À Mons, certains événements misent sur la grandeur et la mise en scène. D’autres préfèrent la proximité, le plaisir du moment partagé et la découverte sans filtre. Le Festival Courtes Formes appartient clairement à cette seconde catégorie. Durant six jours, du mardi 18 au dimanche 23, L’Écho des Murs ouvre ses portes à une série de petites formes théâtrales, musicales et performatives. Trois spectacles de trente minutes par jour, des pauses au bar pour respirer, discuter, refaire le monde, et une atmosphère qui rappelle pourquoi on aime tant voir des artistes jouer tout près de nous. L’entrée est entièrement gratuite. La participation au chapeau permet simplement de soutenir celles et ceux qui se présentent sur scène.

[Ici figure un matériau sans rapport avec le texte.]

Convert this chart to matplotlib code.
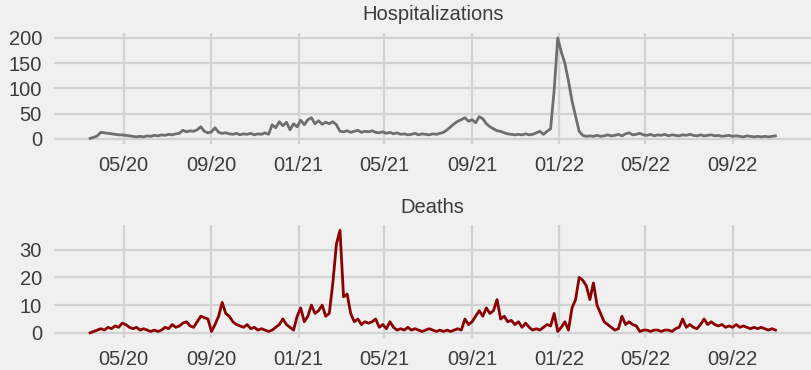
import pandas as pd
import matplotlib.pyplot as plt
import matplotlib.dates as mdates

start_date = "2020-03-15"
step = "5D"

hospitalizations = [
    1, 3, 6, 13, 12, 11, 10, 9, 8, 8,
    7, 6, 5, 4, 5, 4, 6, 5, 7, 6,
    8, 7, 9, 8, 10, 11, 17, 14, 16, 15,
    18, 24, 15, 12, 14, 22, 13, 11, 12, 10,
    9, 11, 8, 10, 9, 11, 8, 10, 9, 12,
    9, 28, 22, 34, 26, 33, 18, 30, 24, 37,
    28, 38, 42, 30, 36, 29, 33, 30, 34, 28,
    15, 14, 16, 13, 15, 17, 13, 15, 14, 16,
    13, 12, 14, 11, 13, 10, 12, 9, 10, 8,
    9, 11, 8, 10, 9, 8, 10, 9, 11, 13,
    18, 24, 30, 35, 38, 42, 35, 38, 32, 44,
    40, 30, 24, 20, 16, 15, 12, 10, 9, 8,
    9, 8, 10, 8, 9, 12, 15, 9, 15, 20,
    97, 200, 172, 150, 115, 75, 45, 15, 7, 5,
    6, 5, 7, 5, 6, 8, 6, 7, 9, 6,
    10, 12, 8, 9, 11, 8, 7, 9, 6, 8,
    7, 9, 6, 8, 7, 6, 8, 7, 9, 7,
    6, 8, 6, 7, 8, 6, 7, 5, 6, 7,
    5, 6, 5, 4, 6, 5, 4, 5, 4, 5,
    4, 5, 6,
]

deaths = [
    0, 0.5, 1, 1.5, 1, 2, 1.5, 2.5, 2, 3.5,
    3, 2, 1.5, 2, 1, 1.5, 1, 0.5, 1, 0.5,
    1, 2, 1.5, 3, 2, 2.5, 3.5, 4, 2.5, 2,
    4, 6, 5.5, 5, 0.5, 3, 6, 11, 7, 6,
    4, 3, 2.5, 2, 3, 1.5, 2, 1, 1.5, 1,
    0.5, 1, 2, 3, 5, 3, 2, 1, 6, 9,
    4, 6, 10, 7, 8, 10, 6, 7, 18, 32,
    37, 13, 14, 7, 4, 5, 3, 4, 3.5, 4,
    5, 2, 3, 1.5, 4, 2, 1, 1.5, 1, 2,
    1, 1.5, 1, 0.5, 1, 1.5, 1, 0.5, 1, 0.5,
    1, 0.5, 1, 1.5, 1, 5, 3, 4, 6, 8,
    6, 9, 7, 8, 12, 5, 6, 4, 4.5, 3,
    4, 2, 3.5, 2, 1, 1.5, 1, 2, 3, 2.5,
    7, 0.5, 2, 4, 1, 9, 12, 20, 19, 17,
    12, 18, 10, 7, 4, 3, 2, 1, 1.5, 6,
    3, 4, 3, 2.5, 0.5, 1, 1, 0.5, 1, 1,
    0.5, 1, 1, 0.5, 1.5, 2, 5, 2, 3, 2,
    1.5, 3, 5, 3, 4, 3, 2.5, 3, 2, 2.5,
    2, 3, 2, 2.5, 2, 1.5, 2, 1.5, 2, 1.5,
    1, 1.5, 1,
]

panel_titles = ["Hospitalizations", "Deaths"]
hosp_ticks = [0, 50, 100, 150, 200]
death_ticks = [0, 10, 20, 30]

bg = "#F0F0F0"
grid_col = "#D2D2D2"
text_col = "#3C3C3C"

plt.rcParams['font.family'] = ['Liberation Sans', 'DejaVu Sans']

dates = pd.date_range(start_date, periods=len(hospitalizations), freq=step)

fig = plt.figure(figsize=(8.12, 3.70), dpi=100, facecolor=bg)
ax_top = fig.add_axes([0.067, 0.611, 0.932, 0.30])
ax_bot = fig.add_axes([0.067, 0.0865, 0.932, 0.305])


def style_axis(ax, title, yticks, ylim):
    ax.set_facecolor(bg)
    for s in ax.spines.values():
        s.set_visible(False)
    ax.grid(True, color=grid_col, linewidth=1.6)
    ax.set_axisbelow(True)
    ax.set_yticks(yticks)
    ax.set_ylim(ylim)
    ax.xaxis.set_major_locator(mdates.MonthLocator(bymonth=[1, 5, 9]))
    ax.xaxis.set_major_formatter(mdates.DateFormatter("%m/%y"))
    ax.set_xlim(pd.Timestamp("2020-01-25"), pd.Timestamp("2022-12-20"))
    ax.tick_params(axis="both", length=0, labelsize=14.5, colors=text_col)
    ax.tick_params(axis="x", pad=9)
    ax.tick_params(axis="y", pad=9)
    ax.set_title(title, fontsize=14.5, color=text_col, pad=9)


ax_top.plot(dates, hospitalizations, color="#6E6E6E", linewidth=2.0)
style_axis(ax_top, panel_titles[0], hosp_ticks, (-10, 210))

ax_bot.plot(dates, deaths, color="#8B0000", linewidth=2.0)
style_axis(ax_bot, panel_titles[1], death_ticks, (-1.85, 38.85))

fig.savefig("out.png", dpi=100, facecolor=bg)
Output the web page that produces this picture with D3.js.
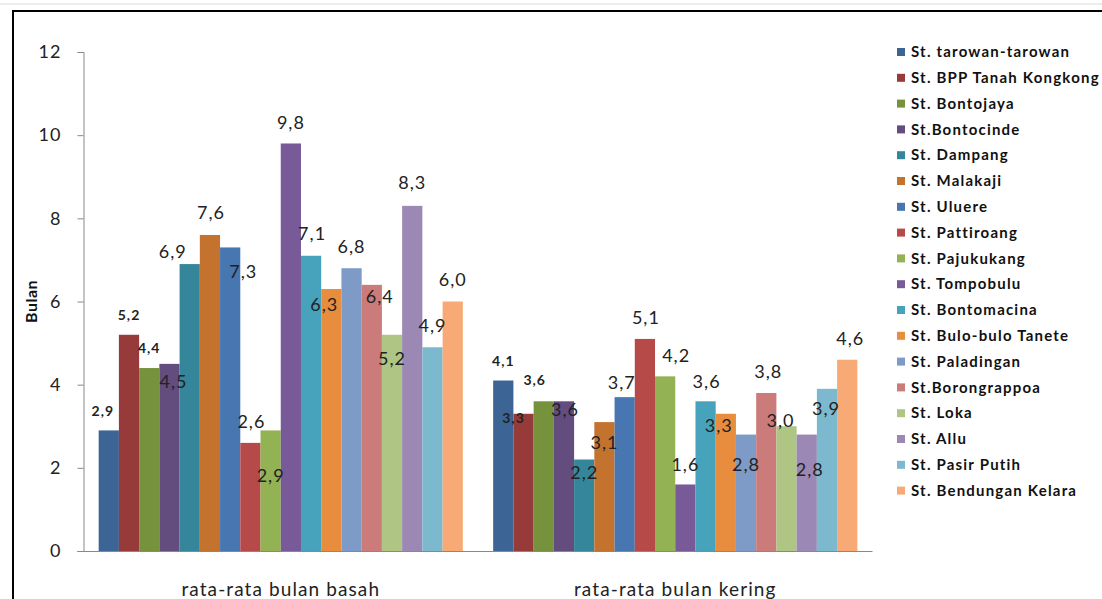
<!DOCTYPE html>
<html><head><meta charset="utf-8">
<script src="https://cdn.jsdelivr.net/npm/d3@7"></script>
<style>
html,body{margin:0;padding:0;background:#fff;}
svg{display:block;font-family:Lato,"Open Sans",sans-serif;}
</style></head>
<body>
<svg id="c" width="1102" height="599"></svg>
<script>
const categories = ["rata-rata bulan basah", "rata-rata bulan kering"];
const stations = ["St. tarowan-tarowan","St. BPP Tanah Kongkong","St. Bontojaya","St.Bontocinde","St. Dampang","St. Malakaji","St. Uluere","St. Pattiroang","St. Pajukukang","St. Tompobulu","St. Bontomacina","St. Bulo-bulo Tanete","St. Paladingan","St.Borongrappoa","St. Loka","St. Allu","St. Pasir Putih","St. Bendungan Kelara"];
const basah  = [2.9,5.2,4.4,4.5,6.9,7.6,7.3,2.6,2.9,9.8,7.1,6.3,6.8,6.4,5.2,8.3,4.9,6.0];
const kering = [4.1,3.3,3.6,3.6,2.2,3.1,3.7,5.1,4.2,1.6,3.6,3.3,2.8,3.8,3.0,2.8,3.9,4.6];
const yTicks = [0,2,4,6,8,10,12];
const yTitle = "Bulan";
const colors = ["#3C6494","#963B3A","#77923D","#634C7E","#35869B","#C4732F","#4776B0","#B64A48","#93B253","#775A97","#47A2BB","#E88C3E","#7E9AC7","#CB7B7A","#AEC584","#9C88B4","#7CB9CF","#F7AA76"];
// label nudges [dx, dy] (px) relative to bar top centre, replicating manual placement
const nudgeBasah  = [[-6,-19],[0,-20],[0,-20],[4,18],[-17,-12],[1,-22],[13,24],[1,-21],[0,45],[0,-21],[1,-22],[-7,16],[0,-22],[8,12],[0,24],[0,-23],[0,-22],[0,-22]];
const nudgeKering = [[0,-19],[-10,4],[-9,-21],[1,8],[0,13],[0,21],[-3,-14],[1,-21],[11,-21],[0,-20],[1,-20],[-7,12],[0,30],[2,-21],[-6,-6],[3,35],[-1,20],[3,-21]];
const smallLabels = [0,1,2];

const svg = d3.select("#c");
// outer frame
svg.append("line").attr("x1",0).attr("x2",1102).attr("y1",4).attr("y2",4).attr("stroke","#d9d9d9").attr("stroke-width",1);
svg.append("rect").attr("x",13).attr("y",11).attr("width",1200).attr("height",700)
  .attr("fill","none").attr("stroke","#000").attr("stroke-width",2);

const pLeft = 83.5, pRight = 872.5, pTop = 52, pBottom = 551;
const x0 = d3.scaleBand().domain(categories).range([pLeft,pRight]).paddingInner(0).paddingOuter(0);
const y = d3.scaleLinear().domain([0,12]).range([pBottom,pTop]);
const groupW = x0.bandwidth() * 18/(18+1.5);
const x1 = d3.scaleBand().domain(d3.range(18)).range([0,groupW]);

const fmt = v => d3.format(".1f")(v).replace(".",",");

// y axis
const yAxis = d3.axisLeft(y).tickValues(yTicks).tickSize(6).tickPadding(16).tickFormat(d3.format("d"));
const ga = svg.append("g").attr("transform",`translate(${pLeft},0)`).call(yAxis);
ga.select(".domain").attr("stroke","#888");
ga.selectAll(".tick line").attr("stroke","#888");
ga.selectAll(".tick text").attr("fill","#222").style("font-size","18px").style("letter-spacing","1px").style("font-family","Lato,sans-serif");

// baseline
svg.append("line").attr("x1",pLeft-6).attr("x2",pRight).attr("y1",pBottom+0.5).attr("y2",pBottom+0.5).attr("stroke","#888");

// y title
svg.append("text").attr("transform",`translate(37,${(pTop+pBottom)/2}) rotate(-90)`)
  .attr("text-anchor","middle").style("font-size","16px").style("font-weight","bold").style("letter-spacing","0.5px").attr("fill","#111").text(yTitle);

const series = [basah, kering];
const nudges = [nudgeBasah, nudgeKering];
categories.forEach((cat,ci)=>{
  const gx = x0(cat) + (x0.bandwidth()-groupW)/2;
  const g = svg.append("g").attr("transform",`translate(${gx},0)`);
  g.selectAll("rect").data(series[ci]).join("rect")
    .attr("x",(d,i)=>x1(i)).attr("width",x1.bandwidth())
    .attr("y",d=>y(d)).attr("height",d=>y(0)-y(d))
    .attr("fill",(d,i)=>colors[i]);
  g.selectAll("text").data(series[ci]).join("text")
    .attr("x",(d,i)=>x1(i)+x1.bandwidth()/2+nudges[ci][i][0])
    .attr("y",(d,i)=>y(d)+nudges[ci][i][1])
    .attr("dy","0.35em").attr("text-anchor","middle")
    .attr("fill","#222")
    .style("font-size",(d,i)=>smallLabels.includes(i)?"14px":"18px")
    .style("letter-spacing","1px")
    .style("font-weight",(d,i)=>smallLabels.includes(i)?"bold":"normal")
    .text(d=>fmt(d));
  svg.append("text").attr("x",x0(cat)+x0.bandwidth()/2).attr("y",589).attr("dy","0.35em")
    .attr("text-anchor","middle").attr("fill","#222").style("font-size","19px").style("letter-spacing","1.1px").text(cat);
});

// legend
const lg = svg.append("g");
stations.forEach((s,i)=>{
  const yy = 52 + i*25.8;
  lg.append("rect").attr("x",897).attr("y",yy-4).attr("width",8).attr("height",8).attr("fill",colors[i]);
  lg.append("text").attr("x",911).attr("y",yy).attr("dy","0.35em").attr("fill","#111")
    .style("font-size","15px").style("letter-spacing","1.2px").style("font-weight","bold").text(s);
});
</script>
</body></html>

Un festival qui va à l’essentiel
Le concept est d’une simplicité rafraîchissante. Neuf mini-spectacles, tous différents, tous autonomes. Le public navigue d’un univers à l’autre, sans hiérarchie, sans attente démesurée. Une forme courte, par définition, doit aller droit au cœur. C’est ce qui rend ces propositions si vivantes. On assiste à un geste artistique, souvent brut, parfois tendre, parfois déroutant, mais toujours sincère. Chaque jour fonctionne comme un trio de rencontres. Le public n’a qu’à se laisser guider.
Les spectacles de cette édition
- Le p’tit Joseph ouvre la marche avec la générosité propre à Joseph Collard. Son clown s’adresse à toutes et tous, et c’est le public qui décide ce qu’il veut lui demander. Ce rapport direct rappelle les grandes figures du clown contemporain, celles qui jouent avec le réel plutôt qu’avec des effets.
- Belgitude arrive ensuite avec un regard amusé et parfois piquant sur une Wallonie qu’on croit connaître. Maya De Waele et Benjamin Poignard agissent comme deux guides décalés, accompagnés par Olivier et Loris Douyez, pour un voyage où l’humour sert de carte routière.
- Secret prend une direction beaucoup plus intime. La création explore tout ce qui ne se dit pas, non pas par peur mais par certitude que personne ne comprendrait. Lara Cowez accompagne cette forme délicate où le silence prend autant d’importance que la parole.
- Crâne convoque Victor Hugo et sa phrase issue des Misérables. Toute l’anarchie est dans le gamin. Sous la direction de Hugues Chamart, une distribution énergique donne vie à un spectacle tendu, habité, presque musical dans sa manière d’alterner violence, fragilité et chaos intérieur.
- Peepshow, porté par Julien Vanbreuseghem, se présente comme une plongée dans une tête qui cogite beaucoup trop. C’est une sorte d’autopsie créative où les idées s’empilent, se mélangent, se questionnent à haute voix.
- Triptyque Il raconte l’histoire d’une femme, d’un homme et d’une ville. Daniel Decot compose une pièce qui ressemble à un film en mouvement, accompagnée par les voix et les présences d’Ariane Théry et de Raffaele Giuliani. Les chansons originales ajoutent une note presque urbaine à cet entre-deux amoureux.
- Leelou et Loris apportent une respiration musicale. Elle chante, lui façonne le paysage au clavier. L’ensemble touche à quelque chose de très simple et très vrai, presque comme une bande-son écrite pour les fins de soirée.
- L’Orchestre d’accordéons de l’École ARTS, guidé par Olivier Douyez et accompagné par Marco Taillebuis au saxophone, propose un moment collectif lumineux. L’accordéon, souvent sous-estimé, prend ici une ampleur surprenante.
- Enfin, Olivier Bonjour clôture avec des textes de Paul K, de Janusz Korczak et de Jonathan Carrier. Sa présence donne à entendre des mots qui résonnent longtemps après la sortie du lieu. Une forme plus épurée, mais d’une intensité qui tient sans artifices.
Un rendez-vous qui privilégie le partage
Le Festival Courtes Formes fonctionne parce qu’il ne cherche pas à impressionner. Il cherche à rassembler. Même dans sa gratuité, il reste exigeant et sincère. Le public revient souvent d’un jour à l’autre parce qu’il sait qu’il trouvera toujours quelque chose de différent. On rencontre des artistes, on croise des habitués, on discute avec des inconnus autour d’un verre. C’est une proposition qui s’inscrit parfaitement dans l’esprit montois. Une envie de culture vivante, proche, accessible.
Conclusion
Durant six jours, L’Écho des Murs devient un petit théâtre du possible. Chaque soirée offre trois portes d’entrée vers des univers très différents. Ensemble, ces neuf formes courtes racontent quelque chose de plus large : la vitalité des artistes locaux, la curiosité du public, et le plaisir simple d’assister à un moment unique. Le festival n’attend plus que celles et ceux qui aiment être surpris.
Les portes sont ouvertes. À vous de pousser la vôtre.